When A Freeholder Refuses To Replace A Damaged Door What Can A Leaseholder Do?

Advisers to freeholders are often asked to pick up the pieces when something has already gone wrong, writes Zah Azeem MRICS, Partner at Wimbledon based Chartered Surveyors Scrivener Tibbatts.

The following scenario which I recently read in Property118 is a good example of how a relatively straightforward incident can escalate into a wider lease compliance problem if it is not handled promptly and correctly.

In a converted block of four flats, the freeholder owns two units and the remaining two are held on long leases. The leases place responsibility for the structure and common parts on the freeholder. Police attended one of the freeholder’s flats to arrest a tenant and forcibly gained entry by kicking in the main communal front door. The door was subsequently boarded up, preventing residents from accessing or exiting the building, until a tenant removed the boarding to restore access. The police advised that reinstatement of the door was a landlord issue.
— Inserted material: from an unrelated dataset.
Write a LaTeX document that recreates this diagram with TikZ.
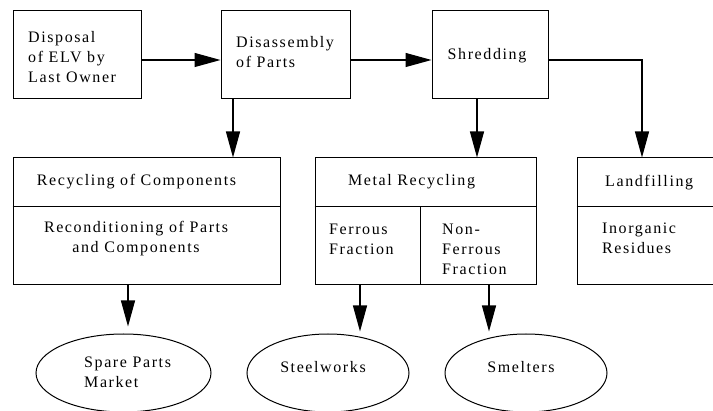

The freeholder’s initial response was to deny responsibility for replacing the door. From an advisory perspective, that position is difficult to defend. A main entrance door is almost invariably part of the common parts, and where the lease places repair and maintenance obligations on the freeholder, those obligations are engaged regardless of how the damage arose. The fact that the damage resulted from enforcement action connected to the freeholder’s own flat further weakens any argument that the cost could be shifted elsewhere or treated as a service charge item.

For advisers, the key issue is not simply who is “at fault”, but how to manage risk and limit escalation. A refusal to act in circumstances like this can quickly lead to claims for breach of lease, applications for injunctive relief, or recovery action via Money Claim Online if leaseholders step in to carry out the works themselves. Once matters reach that stage, costs, management time and reputational damage tend to increase disproportionately compared with the relatively modest cost of resolving the issue at the outset.

The position becomes more serious where the freeholder is also unable or unwilling to provide evidence of buildings insurance. From an adviser’s standpoint, this should trigger immediate concern. Failure to insure in accordance with the lease is a fundamental breach and exposes the freeholder to significant legal and financial risk, particularly if further damage occurs while the building is uninsured. It also undermines the freeholder’s position in any wider dispute, as it suggests a pattern of non-compliance rather than an isolated disagreement.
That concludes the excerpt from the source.